START Material provided

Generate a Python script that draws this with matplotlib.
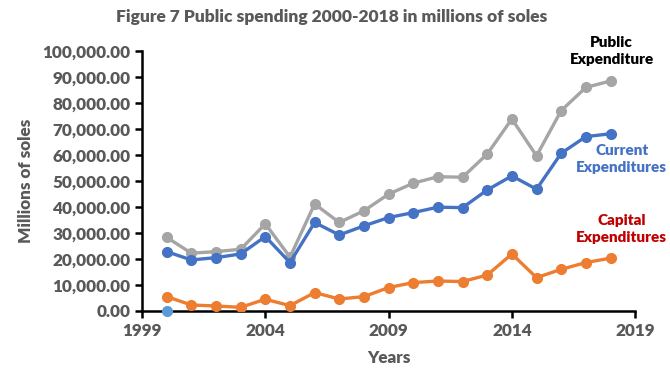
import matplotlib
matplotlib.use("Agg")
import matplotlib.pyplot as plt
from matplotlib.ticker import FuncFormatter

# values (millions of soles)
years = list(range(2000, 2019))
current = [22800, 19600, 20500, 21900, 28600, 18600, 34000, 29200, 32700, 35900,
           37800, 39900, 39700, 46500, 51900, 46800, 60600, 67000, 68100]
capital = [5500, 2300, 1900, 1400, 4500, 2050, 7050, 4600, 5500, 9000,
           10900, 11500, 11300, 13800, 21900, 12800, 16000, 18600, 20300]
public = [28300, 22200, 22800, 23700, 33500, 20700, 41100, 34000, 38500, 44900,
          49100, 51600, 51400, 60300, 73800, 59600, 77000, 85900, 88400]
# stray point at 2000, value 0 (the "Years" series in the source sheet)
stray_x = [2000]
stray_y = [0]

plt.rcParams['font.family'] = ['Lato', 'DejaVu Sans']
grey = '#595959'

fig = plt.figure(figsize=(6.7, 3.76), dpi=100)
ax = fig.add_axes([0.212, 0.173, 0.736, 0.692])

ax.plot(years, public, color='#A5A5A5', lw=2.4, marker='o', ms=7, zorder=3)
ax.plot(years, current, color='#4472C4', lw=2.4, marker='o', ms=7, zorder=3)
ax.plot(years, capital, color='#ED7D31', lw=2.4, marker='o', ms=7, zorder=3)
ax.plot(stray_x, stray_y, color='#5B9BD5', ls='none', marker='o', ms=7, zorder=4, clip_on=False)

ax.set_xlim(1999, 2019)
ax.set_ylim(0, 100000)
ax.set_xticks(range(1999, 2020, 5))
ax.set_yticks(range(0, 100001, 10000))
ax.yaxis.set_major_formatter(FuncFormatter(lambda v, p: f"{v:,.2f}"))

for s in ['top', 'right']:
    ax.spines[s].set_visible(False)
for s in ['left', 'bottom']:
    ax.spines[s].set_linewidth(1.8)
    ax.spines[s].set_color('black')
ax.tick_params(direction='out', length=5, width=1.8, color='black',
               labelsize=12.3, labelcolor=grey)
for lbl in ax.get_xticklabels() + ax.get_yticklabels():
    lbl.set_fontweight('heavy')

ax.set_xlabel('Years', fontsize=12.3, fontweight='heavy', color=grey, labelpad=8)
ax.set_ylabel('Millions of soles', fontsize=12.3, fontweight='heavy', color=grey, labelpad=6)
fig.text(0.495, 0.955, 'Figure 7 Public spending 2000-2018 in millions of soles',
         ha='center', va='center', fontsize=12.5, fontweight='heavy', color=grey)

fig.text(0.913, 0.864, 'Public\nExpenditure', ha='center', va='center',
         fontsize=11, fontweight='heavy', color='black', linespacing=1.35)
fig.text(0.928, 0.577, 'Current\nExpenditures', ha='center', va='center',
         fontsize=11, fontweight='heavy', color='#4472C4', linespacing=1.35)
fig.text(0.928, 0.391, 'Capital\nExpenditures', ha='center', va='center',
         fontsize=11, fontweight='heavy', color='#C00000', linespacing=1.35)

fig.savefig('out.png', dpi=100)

END Material provided

• _Given instruction_:
Everything from the first line of the listing above through the line that contains "from matplotlib.ticker import FuncFormatter" is to be restated word for word, minus the pictures.

• _Solution for this task_:
Generate a Python script that draws this with matplotlib.
import matplotlib
matplotlib.use("Agg")
import matplotlib.pyplot as plt
from matplotlib.ticker import FuncFormatter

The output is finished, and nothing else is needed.